I don't know why anybody would ever tell you that a power plow wouldn't be good for residential. You have the option of using as a regular straight blade or containment plow, so whoever told you that makes no sense to me. Unless maybe they were trying to steer you into getting a pull plow or something. But unless you got an 8611, aren't you 8 when the wings are retracted?


----------



## drivewaydoctor (Nov 26, 2008)

My power plow is 8'6" when retracted just as all of my straight blades are 8'6"


----------



## 04hd (Jan 3, 2013)

Glad to see when some one is happy with a new purchase and really glad when it works as good if not better then they hoped!! Last year I bought a v then put wings on and boy what a great plow!! I have always liked the idea of the blizzard power plow. It just wouldn't have fit my application! I see you have 4 door dodges How do you like them for plowing?


----------



## drivewaydoctor (Nov 26, 2008)

Love them. I use to use regular cab trucks which I admit were better in terms of size but the comfort of these trucks makes up for it. 

I've plowed in every make/model truck over the last 23 years and these dodge Rams are by far my favourite.


----------



## Defcon 5 (Mar 20, 2014)

drivewaydoctor;1876272 said:


> I was honestly thinking that last night Harley.
> 
> See, we also do residential and everyone told me these power plows are* no **good for residential*. I have to tell you I loved it even on residential. I would pull into the driveway at 8'6" and extend to 10' and pull back. Two pulls and the driveway was done.


Who ever told you that has not used one........Must have been a Plowsite Expert...........


----------



## Mark Oomkes (Dec 10, 2000)

Defcon 5;1881310 said:


> Who ever told you that has not used one........Must have been a Plowsite Expert...........

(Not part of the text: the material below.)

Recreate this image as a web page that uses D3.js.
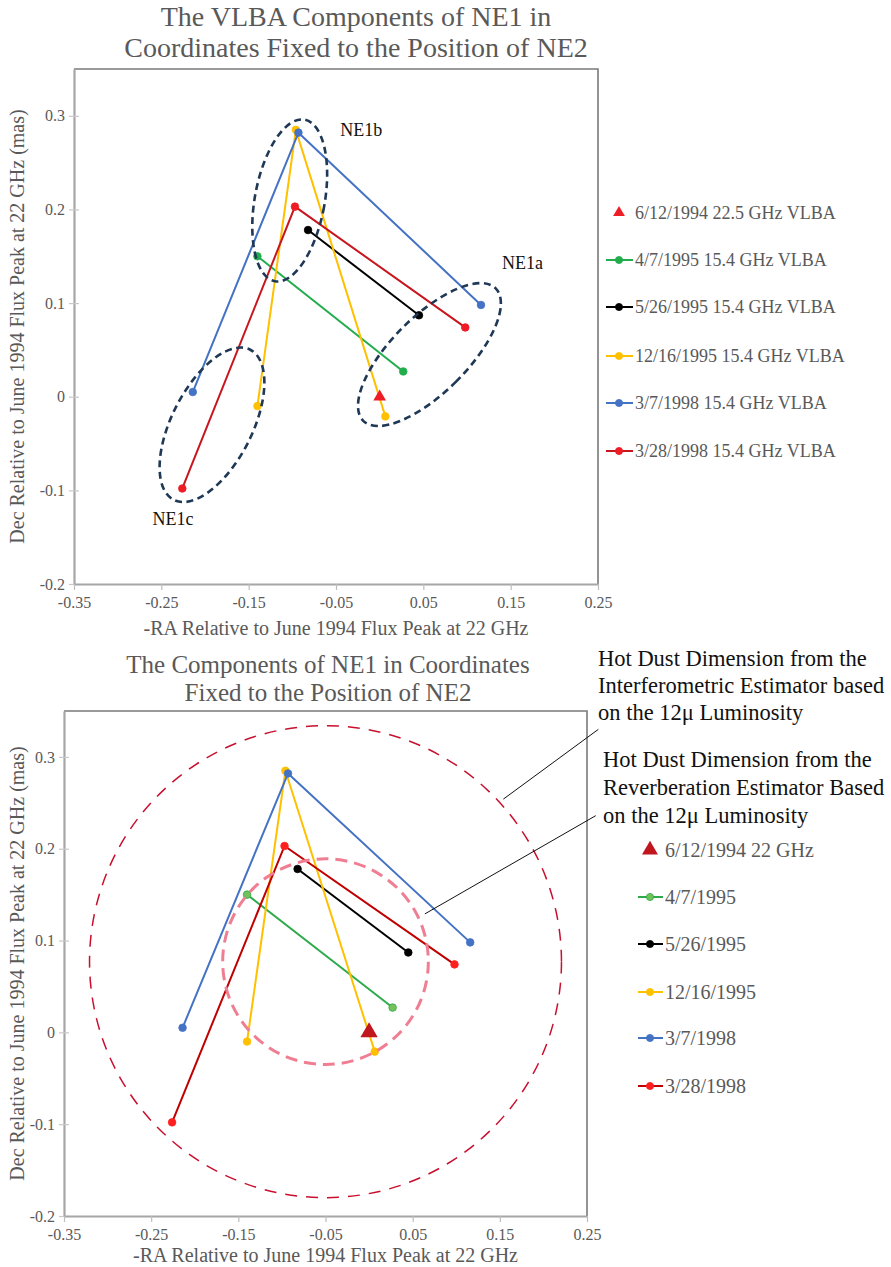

Probably some guy named Matson Snow.


----------



## snowcommander (Dec 2, 2012)

I just switched all of our straight blade Westerns over to WideOuts. Was just going to buy one, but the dealer gave me a heck of a price on them, so we ended up with 5. I've picked up so much work this year, but I'm really not worried because I know we'll have more time on our hands. I like the look of those new stainless mvp3's, but for what I do, I don't wait until the snow is 12in before we plow, so it makes more sense to have the WideOut. Your fleet looks nice by the way.


----------



## Defcon 5 (Mar 20, 2014)

Mark Oomkes;1881347 said:


> Probably some guy named Matson Snow.


Ya......I hear he is a real Toolbag..........:laughing:


----------